With the housing and real estate crash of the past decade, American investors who are willing to risk involving their capital in new development projects are few and far between. Instead, real estate developers have been turning to a more cash ready funding source- foreign investors working through the EB-5 investment visa program. Since many of these foreign investors choose to fulfill their visa obligations by funding an EB-5 affiliated Regional Center, real estate developers have clamoring to become officially designated Regional Center investment businesses. But that may not be the best option.

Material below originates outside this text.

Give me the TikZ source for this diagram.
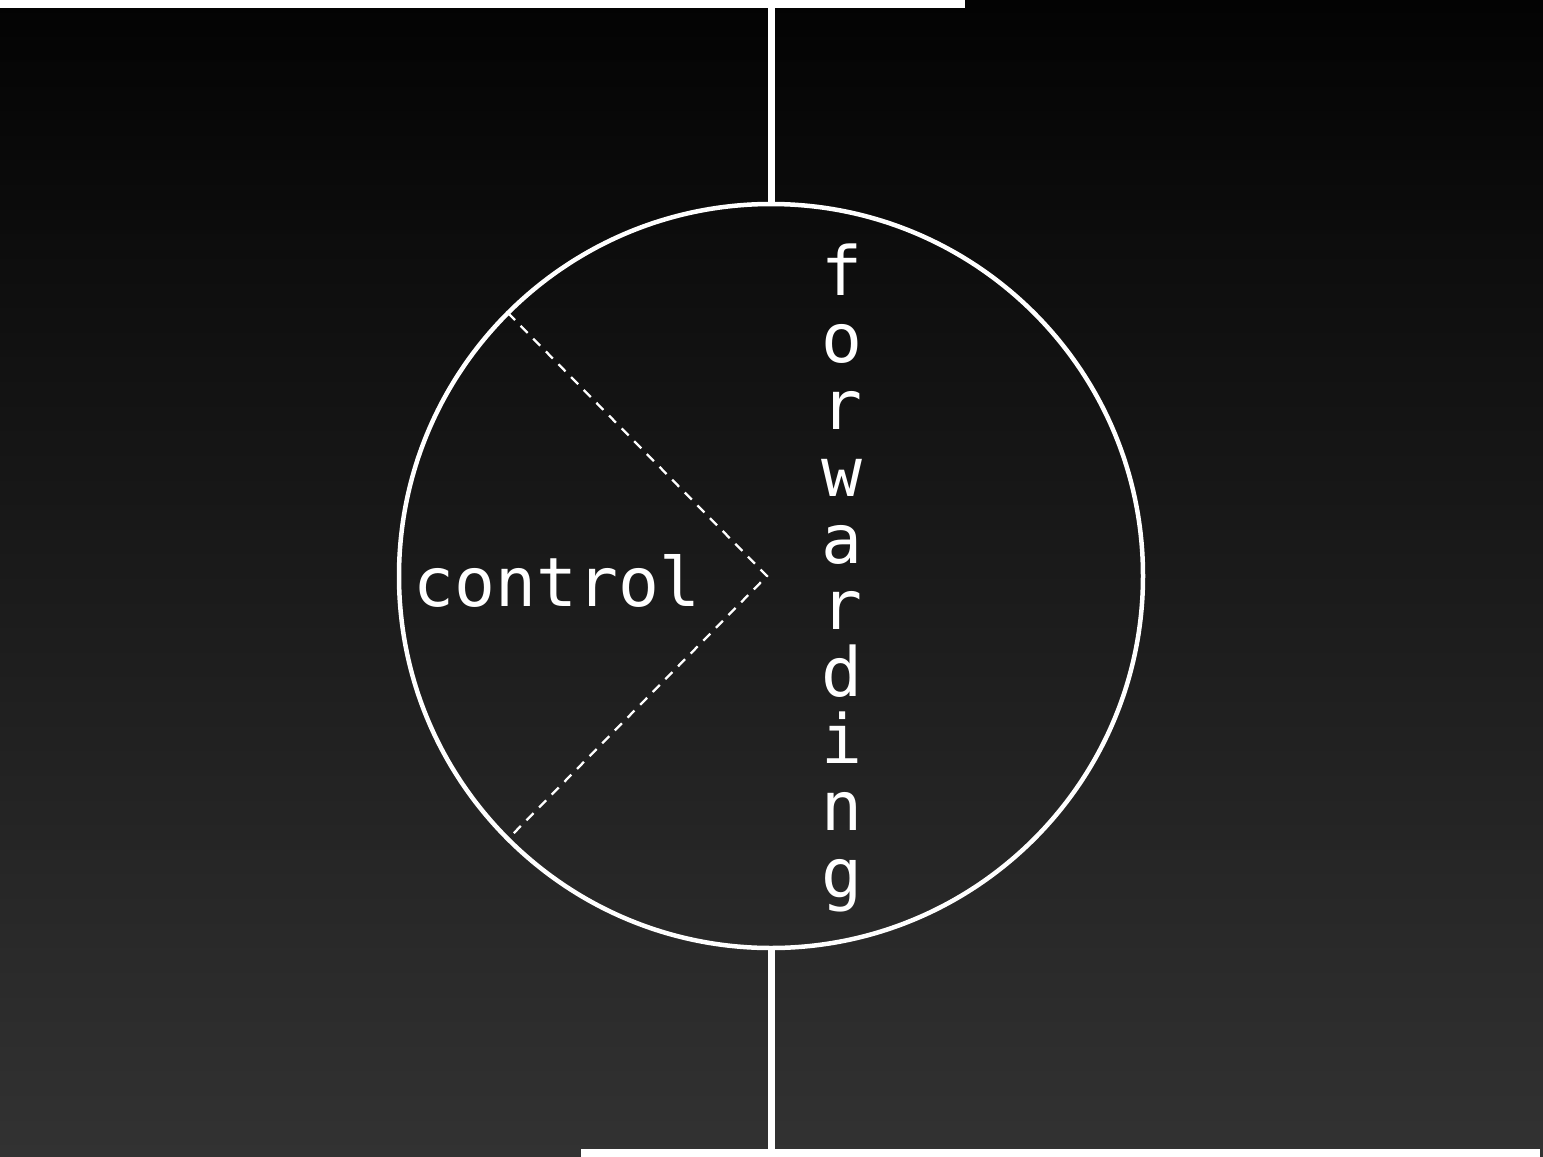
\documentclass[tikz,border=0pt]{standalone}
\usepackage{fontspec}
\setmonofont{DejaVu Sans Mono}
\begin{document}
\begin{tikzpicture}[x=1pt,y=-1pt,
  bar/.style={fill=white,draw=none,inner sep=0pt,outer sep=0pt},
  wire/.style={draw=white,line width=7pt},
  ring/.style={draw=white,line width=4.5pt,circle,minimum size=744pt,inner sep=0pt,outer sep=0pt},
  split/.style={draw=white,line width=2.3pt,dash pattern=on 10pt off 8pt},
  lbl/.style={text=white,font=\ttfamily\fontsize{68}{66.8}\selectfont,inner sep=0pt}]
\useasboundingbox (0,0) rectangle (1543,1157);
\shade[top color={rgb,255:red,3;green,3;blue,3},bottom color={rgb,255:red,50;green,50;blue,50}] (0,0) rectangle (1543,1157);
\node[bar,minimum width=965pt,minimum height=8pt,anchor=north west] (topbar) at (0,0) {};
\node[bar,minimum width=959pt,minimum height=8pt,anchor=south west] (botbar) at (581,1157) {};
\node[ring] (router) at (771,576) {};
\draw[wire] (router.north) -- (router.north |- topbar.south);
\draw[wire] (router.south) -- (router.south |- botbar.north);
\coordinate (apex) at (767,576);
\draw[split] (router.135) -- (apex) -- (router.225);
\node[lbl,anchor=base] (control) at (557,606) {control};
\node[lbl,align=center,anchor=base] (fwd) at (842,897) {f\\o\\r\\w\\a\\r\\d\\i\\n\\g};
\end{tikzpicture}
\end{document}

Pros and Cons of Regional Center Designation

Regional Centers can get their projects pre-approved for EB-5 funding and they definitely attract EB-5 investors, but the very characteristics that make them attractive to investors may make it less attractive to run one. Unlike independent businesses, which can only count direct jobs, Regional Centers are allowed to count direct, indirect and induced jobs in full-filling the EB-5 requirement of a minimum of ten jobs created through investor funding. While this makes it easy for both Regional Center and investor to meet their program quota, the Regional Center management is solely responsible for creating and maintaining these jobs, as well as providing the documentation needed to show proof. That’s less work for foreign investors, and more work for Regional Center management. The application and approval process to become a designated Regional Center is also daunting. The process can take up to a year, and the expenditure in time and money can be prohibitive. Once designated, ongoing administration and documentation requirements can be overwhelming. Because of this, some developers choose to go another route.

Alternative Options

One viable option for real estate developers looking to become involved with the EB-5 program is to simply entice a designated Regional Center to “adopt” their development project. The big plus here is that the project gets all the benefits of being involved with the Regional Center and their foreign investors, but the developer doesn’t have the huge responsibility and commitment of managing the Regional Center itself. On the other hand, the developer does have to share project control with the Regional Center manager, and that could mean shared profits as well.

Another option is to forgo Regional Center involvement and work towards attracting multiple EB-5 investors in a development project as an individual business. This can mean less work for developers, since the investors are responsible for much of the planning and documentation requirements. However, it requires a significantly larger number of jobs created and maintained—ten direct jobs per investor—and project pre-approval is not an option, and developers may have a hard time marketing their project to foreign investors.

Finally, for those who find the application and approval process for Regional Center designation more daunting than the ongoing administration and documentation responsibilities required to maintain certification, buying an existing Regional Center is also an option.